Strategic management is a tool that helps managers increase profitability, avoid waste and keep their company in front of the competition by setting it apart from others in the market.

In this post we offer 5 tips to optimize your evaluation of costs and gain a competitive advantage. Check it out!

Include cost reduction as one of your company targets

It may seem like an obvious idea, but many companies don’t include cost reduction in their targets. Strategic management is not only oriented towards increasing sales, but also towards making a forecast of costs that don’t affect essential aspects of your company or quality of service. Intelligent planning is the road to making the investments that will lead to your company’s growth, not its failure.

Always prioritize the customer

Reducing costs in a way that compromises your company’s quality is not an intelligent management strategy. The customer is the main source of a company’s income, and this is why cutting costs for products, services and customer service will have a negative effect on your company’s image and cause a steep decline in sales in the medium and long term.

Engage your team

Monopolizing the strategic management of a company is a great mistake when we’re dealing with cost reduction. Internal communication should be focused on getting all of your employees on the same page.

You should do this not just in terms of seeking solutions, but also in terms of increasing productivity and in everyday activities such as the use of cleaning products, electricity and the telephone, and any other activity that can minimize costs.

Use the value chain as support

The value chain concept developed by Michael Porter is an efficient way to identify activities that add value to a company and also those that can be eliminated, and examines the entire process starting with the acquisition of raw materials through the delivery of your product and concluding with customer service.

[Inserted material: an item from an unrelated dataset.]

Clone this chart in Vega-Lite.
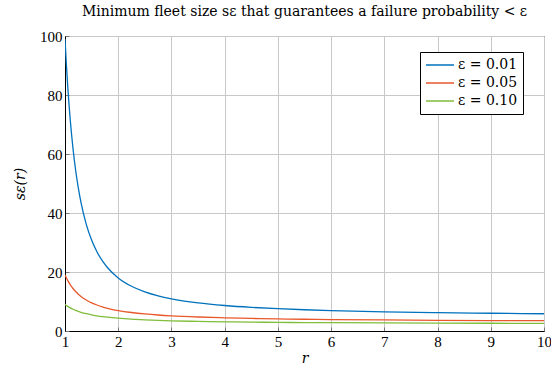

This chain is divided into the main activities that are related to sales, maintenance and support, such as:

  • Inbound Logistics
  • Operations/Production
  • Outbound Logistics
  • Marketing and Sales
  • Service

And the support activities:

  • Infrastructure
  • Human Resource Management
  • Technology
  • Procurement

By structuring your company using this model, you as a manager can evaluate costs more easily and identify what affects profits, the activities that add value and don’t add value, and how you can optimize your customer service.

Adapt ready-made models to your company’s reality

In addition to the value chain, many specialists focus on Michael Porter’s models to detect errors, avoid reworking and increase competitiveness. The generic strategies proposed by this Harvard Business School professor focus on:

  • Cost Leadership: offering lower prices than your competitors;
  • Differentiation: when a company creates something that their customers consider unique;
  • Focus: strategy in which the manager just focuses on the strategic target, not the market as a whole.

These models are very helpful in guiding your strategic management, but like all theory, they include aspects that may not fit with your targets or your business model. The ideal is that you define the best strategy for you in terms of scope and integrate it with your other business tools.